Выбрать главу

Соперник Брюсова в литературно-издательских делах и в любви, Сергей Кречетов (Соколов) написал стихотворный пасквиль (Ходасевич не забывает процитировать его в своих мемуарах), в котором прямо обвиняет Валерия Яковлевича в погромно-черносотенных настроениях и разговорах. Конечно, в реальности все было сложнее: человек сильный, умный и по-своему смелый, Брюсов одинаково презирал и глуповатых «либеральных интеллигентишек», и стремительно деградирующую монархию Николая II. Ему нравились настоящие революционеры и настоящие реакционеры. В отличие от Вячеслава Иванова и других современников, клявшихся именем Ницше, Брюсов был природным, стихийным ницшеанцем. Как представителю интеллигентского истеблишмента, ему часто приходилось лавировать и скрывать свое подлинное отношение к происходящему. Но едва ли Ходасевич был вправе упрекать его в двурушничестве: собственные политические взгляды Владислава Фелициановича окажутся столь же изменчивы и противоречивы.

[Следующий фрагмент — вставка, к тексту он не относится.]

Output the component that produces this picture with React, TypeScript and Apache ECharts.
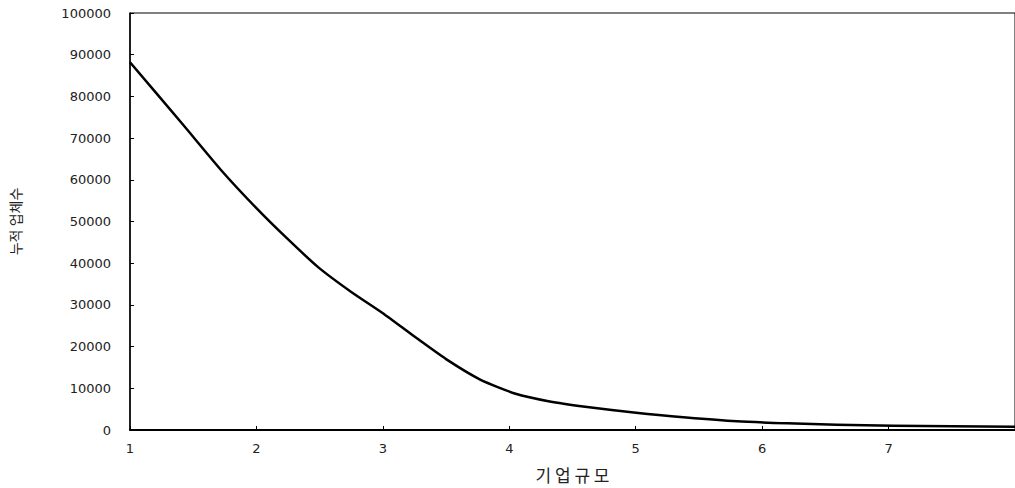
import React, { useEffect, useRef } from "react";
import * as echarts from "echarts";

const xValues = [1.0, 1.42, 1.73, 2.0, 2.23, 2.49, 2.75, 3.0, 3.25, 3.5, 3.77, 4.05, 4.32, 4.6, 5.02, 5.4, 5.8, 6.2, 6.59, 7.04, 8.0];
const yValues = [88200, 73200, 62000, 53200, 46300, 39000, 33100, 28000, 22400, 17000, 12100, 8700, 6850, 5600, 4050, 3000, 2100, 1600, 1250, 1000, 800];
const yTicks = [0, 10000, 20000, 30000, 40000, 50000, 60000, 70000, 80000, 90000, 100000];
const xTicks = [1, 2, 3, 4, 5, 6, 7];

export default function App() {
  const ref = useRef<HTMLDivElement>(null);
  useEffect(() => {
    if (!ref.current) return;
    const chart = echarts.init(ref.current, null, { renderer: "svg" });
    const labelStyle = { color: "#222", fontSize: 13, fontFamily: "DejaVu Sans" };
    chart.setOption({
      animation: false,
      backgroundColor: "#fff",
      grid: {
        left: 127,
        right: -4.5,
        top: 13,
        bottom: 56,
        show: true,
        borderColor: "#000",
        borderWidth: 1,
        backgroundColor: "transparent",
      },
      xAxis: {
        type: "value",
        min: 1,
        max: 8,
        interval: 1,
        name: "기 업 규 모",
        nameLocation: "middle",
        nameGap: 36,
        nameTextStyle: { color: "#222", fontSize: 17, fontFamily: "Noto Sans CJK KR" },
        axisLine: { show: true, lineStyle: { color: "#000", width: 2 } },
        axisTick: { show: true, inside: true, length: 4, lineStyle: { color: "#000" } },
        axisLabel: {
          ...labelStyle,
          margin: 12,
          showMaxLabel: false,
          formatter: (v: number) => (xTicks.includes(v) ? String(v) : ""),
        },
        splitLine: { show: false },
      },
      yAxis: {
        type: "value",
        min: 0,
        max: 100000,
        interval: 10000,
        name: "누적 업체수",
        nameLocation: "middle",
        nameGap: 108,
        nameRotate: 90,
        nameTextStyle: { color: "#222", fontSize: 14, fontFamily: "Noto Sans CJK KR" },
        axisLine: { show: true, lineStyle: { color: "#000", width: 1.5 } },
        axisTick: { show: true, inside: true, length: 4, lineStyle: { color: "#000" } },
        axisLabel: {
          ...labelStyle,
          margin: 19,
          formatter: (v: number) => (yTicks.includes(v) ? String(v) : ""),
        },
        splitLine: { show: false },
      },
      series: [
        {
          type: "line",
          data: xValues.map((x, i) => [x, yValues[i]]),
          smooth: 0.2,
          showSymbol: false,
          lineStyle: { color: "#000", width: 2.5, join: "round" },
        },
      ],
    });
    return () => chart.dispose();
  }, []);
  return (
    <div
      ref={ref}
      style={{ position: "fixed", left: 0, top: 0, width: 1015, height: 488, background: "#fff" }}
    />
  );
}
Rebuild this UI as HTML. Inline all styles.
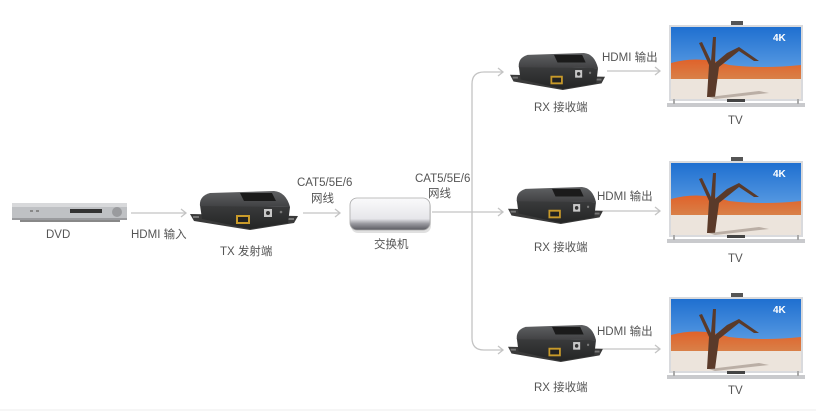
<!DOCTYPE html>
<html><head><meta charset="utf-8"><style>
html,body{margin:0;padding:0;background:#fff;}
svg{display:block}
text{font-family:"Liberation Sans","Noto Sans CJK SC",sans-serif;font-size:11.5px;fill:#555;}
</style></head><body>
<svg width="816" height="413" viewBox="0 0 816 413" xmlns="http://www.w3.org/2000/svg">
<defs>
<linearGradient id="sky" x1="0" y1="0" x2="0" y2="1">
<stop offset="0" stop-color="#1f6fd0"/><stop offset="1" stop-color="#7fb8ee"/></linearGradient>
<linearGradient id="dune" x1="0" y1="0" x2="0" y2="1">
<stop offset="0" stop-color="#e0622a"/><stop offset="1" stop-color="#d98048"/></linearGradient>
<linearGradient id="sw" x1="0" y1="0" x2="0" y2="1">
<stop offset="0" stop-color="#fafafb"/><stop offset="0.65" stop-color="#e6e6ea"/><stop offset="0.8" stop-color="#9a9aa0"/><stop offset="1" stop-color="#5a5a60"/></linearGradient>
<linearGradient id="top" x1="0" y1="0" x2="0" y2="1">
<stop offset="0" stop-color="#606163"/><stop offset="1" stop-color="#404143"/></linearGradient>
<linearGradient id="front" x1="0" y1="0" x2="0" y2="1">
<stop offset="0" stop-color="#3a3b3c"/><stop offset="1" stop-color="#242525"/></linearGradient>
<g id="dev">
<polygon points="0,24 108,26 104,33 60,40 4,31" fill="#3a3a3a"/>
<rect x="3" y="26" width="6" height="2" fill="#777"/><rect x="98" y="28" width="6" height="2" fill="#777"/>
<polygon points="10,15 100,17 98,33 60,39 12,29" fill="url(#front)"/>
<path d="M10,16 Q9,6 20,3 L84,1 Q96,2 100,17 Z" fill="url(#top)"/>
<polygon points="50,3 82,3 86,11 54,11" fill="#1b1b1b"/>
<rect x="46" y="25" width="14" height="9" fill="#c89a2a"/><rect x="48" y="27" width="10" height="5" fill="#222"/>
<rect x="74" y="19" width="8" height="8" fill="#c8c8c8"/><circle cx="78" cy="23" r="2" fill="#333"/>
<circle cx="91" cy="22" r="1.3" fill="#777"/>
</g>
<g id="tv">
<rect x="0" y="0" width="134" height="76" fill="#d9dadd"/>
<rect x="2" y="2" width="130" height="72" fill="url(#sky)"/>
<path d="M2,38 Q30,30 60,40 Q95,44 132,40 L132,54 L2,54 Z" fill="url(#dune)"/>
<rect x="2" y="54" width="130" height="20" fill="#ece4dc"/>
<path d="M38,72 L40,40 L30,18 L33,17 L42,36 L44,12 L47,12 L46,38 L58,28 L70,22 L90,36 L85,36 L70,26 L50,42 L46,72 Z" fill="#5a3a2a"/>
<path d="M40,72 L90,66 L100,68 L46,74Z" fill="#9a8a80" opacity="0.6"/>
<text x="104" y="16" style="font-size:10px;font-weight:bold;fill:#fff">4K</text>
<rect x="62" y="-4" width="12" height="4" fill="#555"/>
<rect x="-2" y="78" width="138" height="4" fill="#c9cacd"/>
<rect x="4" y="74" width="2" height="5" fill="#aaa"/><rect x="128" y="74" width="2" height="5" fill="#aaa"/>
<rect x="58" y="74" width="18" height="3" fill="#444"/>
</g>
</defs>
<line x1="0" y1="410" x2="816" y2="410" stroke="#eeeeee" stroke-width="1"/>

<rect x="12" y="203" width="115" height="17" rx="2" fill="#bfc1c4"/>
<rect x="12" y="203" width="115" height="4" fill="#d8d9db"/>
<rect x="70" y="209" width="32" height="4" fill="#333"/>
<rect x="30" y="210" width="3" height="2" fill="#888"/><rect x="36" y="210" width="3" height="2" fill="#888"/>
<circle cx="117" cy="212" r="5" fill="#9a9b9e"/>
<rect x="12" y="218" width="115" height="2" fill="#9a9b9e"/>
<rect x="20" y="220" width="100" height="2" fill="#888"/>
<text x="46" y="238">DVD</text>

<g stroke="#c4c4c4" stroke-width="1.3" fill="none">
<line x1="131" y1="213" x2="186" y2="213"/><polyline points="181,209 186,213 181,217"/>
<line x1="303" y1="213" x2="340" y2="213"/><polyline points="335,209 340,213 335,217"/>
<line x1="432" y1="212" x2="503" y2="212"/><polyline points="498,208 503,212 498,216"/>
<path d="M503,72 L484,72 Q472,72 472,84 L472,338 Q472,350 484,350 L503,350"/>
<polyline points="498,68 503,72 498,76"/><polyline points="498,346 503,350 498,354"/>
<line x1="607" y1="71" x2="660" y2="71"/><polyline points="655,67 660,71 655,75"/>
<line x1="603" y1="211" x2="660" y2="211"/><polyline points="655,207 660,211 655,215"/>
<line x1="603" y1="349" x2="660" y2="349"/><polyline points="655,345 660,349 655,353"/>
</g>
<text x="131" y="238">HDMI 输入</text>

<use href="#dev" x="190" y="190"/>
<text x="220" y="255">TX 发射端</text>
<text x="297" y="186">CAT5/5E/6</text>
<text x="311" y="202">网线</text>

<rect x="351" y="200" width="80" height="33" rx="7" fill="#000" opacity="0.12"/>
<rect x="350" y="198" width="80" height="32" rx="7" fill="url(#sw)" stroke="#aaa" stroke-width="0.8"/>
<text x="374" y="248">交换机</text>
<text x="415" y="182">CAT5/5E/6</text>
<text x="428" y="197">网线</text>

<g transform="translate(510,52) scale(0.88,0.95)"><use href="#dev"/></g>
<g transform="translate(508,186) scale(0.88,0.95)"><use href="#dev"/></g>
<g transform="translate(508,324) scale(0.88,0.95)"><use href="#dev"/></g>
<text x="534" y="111">RX 接收端</text>
<text x="534" y="251">RX 接收端</text>
<text x="534" y="391">RX 接收端</text>
<text x="602" y="61">HDMI 输出</text>
<text x="597" y="200">HDMI 输出</text>
<text x="597" y="335">HDMI 输出</text>

<use href="#tv" x="669" y="25"/>
<use href="#tv" x="669" y="161"/>
<use href="#tv" x="669" y="297"/>
<text x="728" y="124">TV</text>
<text x="728" y="262">TV</text>
<text x="728" y="394">TV</text>
</svg>
</body></html>
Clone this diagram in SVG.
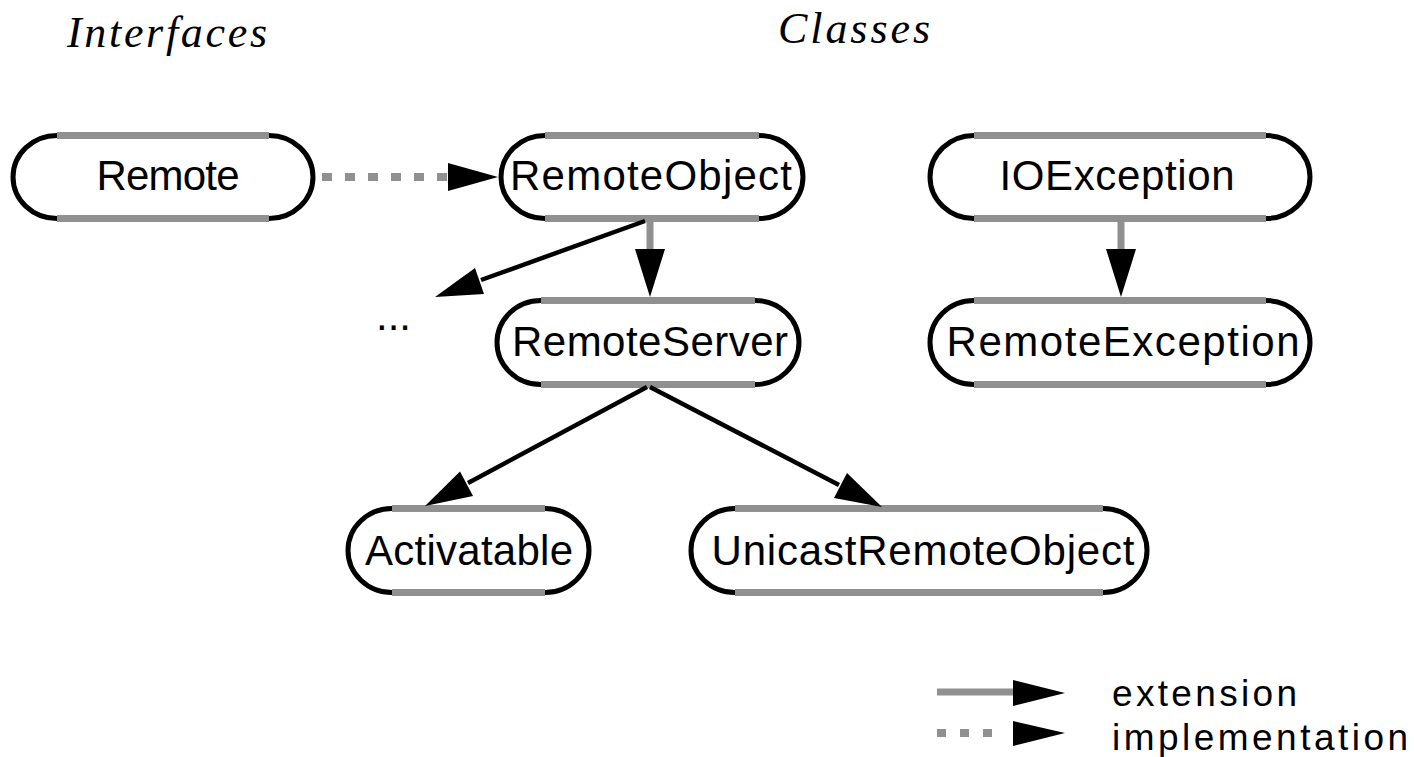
<svg xmlns="http://www.w3.org/2000/svg" width="1414" height="757" viewBox="0 0 1414 757">
<defs>
<style>
.bg{fill:#ffffff}
.fill{fill:#ffffff;stroke:none}
.edge{fill:none;stroke:#909090;stroke-width:7}
.end{fill:none;stroke:#000000;stroke-width:5}
.lbl{font-family:"Liberation Sans",Arial,sans-serif;font-size:42px;fill:#000000;text-anchor:middle}
.title{font-family:"Liberation Serif","Times New Roman",serif;font-style:italic;font-size:44px;fill:#000000}
.leg{font-family:"Liberation Sans",Arial,sans-serif;font-size:37px;fill:#000000}
.dots{font-family:"Liberation Sans",Arial,sans-serif;font-size:42px;fill:#000000}
.ext{stroke:#909090;stroke-width:7;fill:none}
.impl{stroke:#909090;stroke-width:8;fill:none;stroke-dasharray:10 13}
.diag{stroke:#000000;stroke-width:4.5;fill:none}
.head{fill:#000000;stroke:none}
</style>
</defs>
<rect class="bg" x="0" y="0" width="1414" height="757"/>
<g id="titles">
<text class="title" x="67" y="47" textLength="200">Interfaces</text>
<text class="title" x="778" y="43" textLength="152">Classes</text>
</g>
<g id="node-remote">
<path class="fill" d="M57,135.5 H269 A44,41.5 0 0 1 269,218.5 H57 A44,41.5 0 0 1 57,135.5 Z"/>
<path class="edge" d="M57,135.5 H269 M57,218.5 H269"/>
<path class="end" d="M57,135.5 A44,41.5 0 0 0 57,218.5 M269,135.5 A44,41.5 0 0 1 269,218.5"/>
<text class="lbl" x="168" y="190" textLength="143">Remote</text>
</g>
<g id="node-remoteobject">
<path class="fill" d="M545,135.5 H759 A44,41.5 0 0 1 759,218.5 H545 A44,41.5 0 0 1 545,135.5 Z"/>
<path class="edge" d="M545,135.5 H759 M545,218.5 H759"/>
<path class="end" d="M545,135.5 A44,41.5 0 0 0 545,218.5 M759,135.5 A44,41.5 0 0 1 759,218.5"/>
<text class="lbl" x="651" y="190" textLength="282">RemoteObject</text>
</g>
<g id="node-ioexception">
<path class="fill" d="M974,135.5 H1266 A44,41.5 0 0 1 1266,218.5 H974 A44,41.5 0 0 1 974,135.5 Z"/>
<path class="edge" d="M974,135.5 H1266 M974,218.5 H1266"/>
<path class="end" d="M974,135.5 A44,41.5 0 0 0 974,218.5 M1266,135.5 A44,41.5 0 0 1 1266,218.5"/>
<text class="lbl" x="1117" y="190" textLength="235">IOException</text>
</g>
<g id="node-remoteserver">
<path class="fill" d="M541,300.5 H755 A44,42 0 0 1 755,384.5 H541 A44,42 0 0 1 541,300.5 Z"/>
<path class="edge" d="M541,300.5 H755 M541,384.5 H755"/>
<path class="end" d="M541,300.5 A44,42 0 0 0 541,384.5 M755,300.5 A44,42 0 0 1 755,384.5"/>
<text class="lbl" x="650" y="356" textLength="276">RemoteServer</text>
</g>
<g id="node-remoteexception">
<path class="fill" d="M974,300.5 H1266 A44,42 0 0 1 1266,384.5 H974 A44,42 0 0 1 974,300.5 Z"/>
<path class="edge" d="M974,300.5 H1266 M974,384.5 H1266"/>
<path class="end" d="M974,300.5 A44,42 0 0 0 974,384.5 M1266,300.5 A44,42 0 0 1 1266,384.5"/>
<text class="lbl" x="1123" y="356" textLength="353">RemoteException</text>
</g>
<g id="node-activatable">
<path class="fill" d="M392,508.5 H545 A44,42 0 0 1 545,592.5 H392 A44,42 0 0 1 392,508.5 Z"/>
<path class="edge" d="M392,508.5 H545 M392,592.5 H545"/>
<path class="end" d="M392,508.5 A44,42 0 0 0 392,592.5 M545,508.5 A44,42 0 0 1 545,592.5"/>
<text class="lbl" x="469" y="565" textLength="208">Activatable</text>
</g>
<g id="node-unicastremoteobject">
<path class="fill" d="M735,508.5 H1103 A44,42 0 0 1 1103,592.5 H735 A44,42 0 0 1 735,508.5 Z"/>
<path class="edge" d="M735,508.5 H1103 M735,592.5 H1103"/>
<path class="end" d="M735,508.5 A44,42 0 0 0 735,592.5 M1103,508.5 A44,42 0 0 1 1103,592.5"/>
<text class="lbl" x="923" y="565" textLength="423">UnicastRemoteObject</text>
</g>
<g id="node-ellipsis">
<text class="dots" x="376" y="330">...</text>
</g>
<g id="connectors">
<line class="impl" x1="322" y1="177" x2="448" y2="177"/>
<polygon class="head" points="448,163 498,177 448,191"/>
<line class="ext" x1="650" y1="222" x2="650" y2="252"/>
<polygon class="head" points="635,249 665,249 650,297"/>
<line class="ext" x1="1121" y1="222" x2="1121" y2="252"/>
<polygon class="head" points="1106,249 1136,249 1121,297"/>
<line class="diag" x1="645" y1="221" x2="481" y2="280"/>
<polygon class="head" points="435,297 484,294 475,268"/>
<line class="diag" x1="647" y1="387" x2="468" y2="483"/>
<polygon class="head" points="425,506 473,496 460,471.5"/>
<line class="diag" x1="650" y1="387" x2="839" y2="485"/>
<polygon class="head" points="882,507 834,498 847,473"/>
</g>
<g id="legend">
<line class="ext" x1="937" y1="692" x2="1016" y2="692"/>
<polygon class="head" points="1013,680 1065,693 1013,706"/>
<line class="impl" x1="937" y1="733" x2="1000" y2="733" style="stroke-dasharray:9 14"/>
<polygon class="head" points="1013,721 1065,733 1013,746"/>
<text class="leg" x="1112" y="706" textLength="185">extension</text>
<text class="leg" x="1112" y="750" textLength="296">implementation</text>
</g>
</svg>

Впрочем, это потом, а пока, в 1905 году, ему было просто не до политики, не до революции. Период отроческого или юношеского увлечения социализмом в народническом или марксистском изводе был у многих людей этого поколения: у Пастернака и Цветаевой, восхищавшихся лейтенантом Шмидтом, у Мандельштама, выступавшего на эсеровских митингах, даже у Гумилёва, который под влиянием своего друга Бориса Леграна (будущего советского посла в меньшевистской Грузии, а потом директора Эрмитажа) некоторое время занимался марксистской пропагандой. У Ходасевича такого периода, кажется, не было.

Мысли его были заняты творчеством, любовью, дружбой. Всего этого было в его тогдашней жизни в избытке.

2

Осенью 1904 года, вскоре после поступления в университет, Владислав удостоился долгожданного приглашения на очередную «среду» к Брюсову. Через кого было передано приглашение? Александр Брюсов сам не больно-то допускался на литературные собрания, проходившие у старшего брата, а Гофман уже был изгнан из рая. Сам Ходасевич описывает свое, если можно так выразиться, посвящение такими словами:

«Снимая пальто в передней, я услышал голос хозяина:

— Очень вероятно, что на каждый вопрос есть не один, а несколько истинных ответов, может быть — восемь. Утверждая одну истину, мы опрометчиво игнорируем еще целых семь.

Мысль эта очень взволновала одного из гостей, красивого голубоглазого студента с пушистыми светлыми волосами. Когда я входил в кабинет, студент летучей, танцующею походкой носился по комнате и говорил, охваченный радостным возбуждением, переходя с густого баса к тончайшему альту, то почти приседая, то подымаясь на цыпочки. Это был Андрей Белый. Я увидел его впервые в тот вечер. Другой гость, тоже студент, плотный, румяный брюнет, сидел в кресле, положив ногу на ногу. Он оказался С. М. Соловьевым. Больше гостей не было: „среды“ клонились уже к упадку.

В столовой, за чаем, Белый читал (точнее будет сказать — пел) свои стихи, впоследствии в измененной редакции вошедшие в „Пепел“: „За мною грохочущий город“, „Арестанты“, „Попрошайка“. Было что-то необыкновенно обаятельное в его тогдашней манере чтения и во всем его облике. После Белого С. М. Соловьев прочитал полученное от Блока стихотворение „Жду я смерти близ денницы“. Брюсов строго осудил последнюю строчку. Потом он сам прочитал два новых стихотворения: „Адам и Ева“ и „Орфей — Эвридике“. Потом С. М. Соловьев прочитал свои стихи. Брюсов тщательно разбирал то, что ему читали. Разбор его был чисто формальный. Смысла стихов он отнюдь не касался и даже как бы подчеркивал, что смотрит на них как на ученические упражнения, не более. Это учительское отношение к таким самостоятельным поэтам, какими уже в ту пору были Белый и Блок, меня удивило и покоробило. Однако, сколько я мог заметить, оно сохранилось у Брюсова навсегда.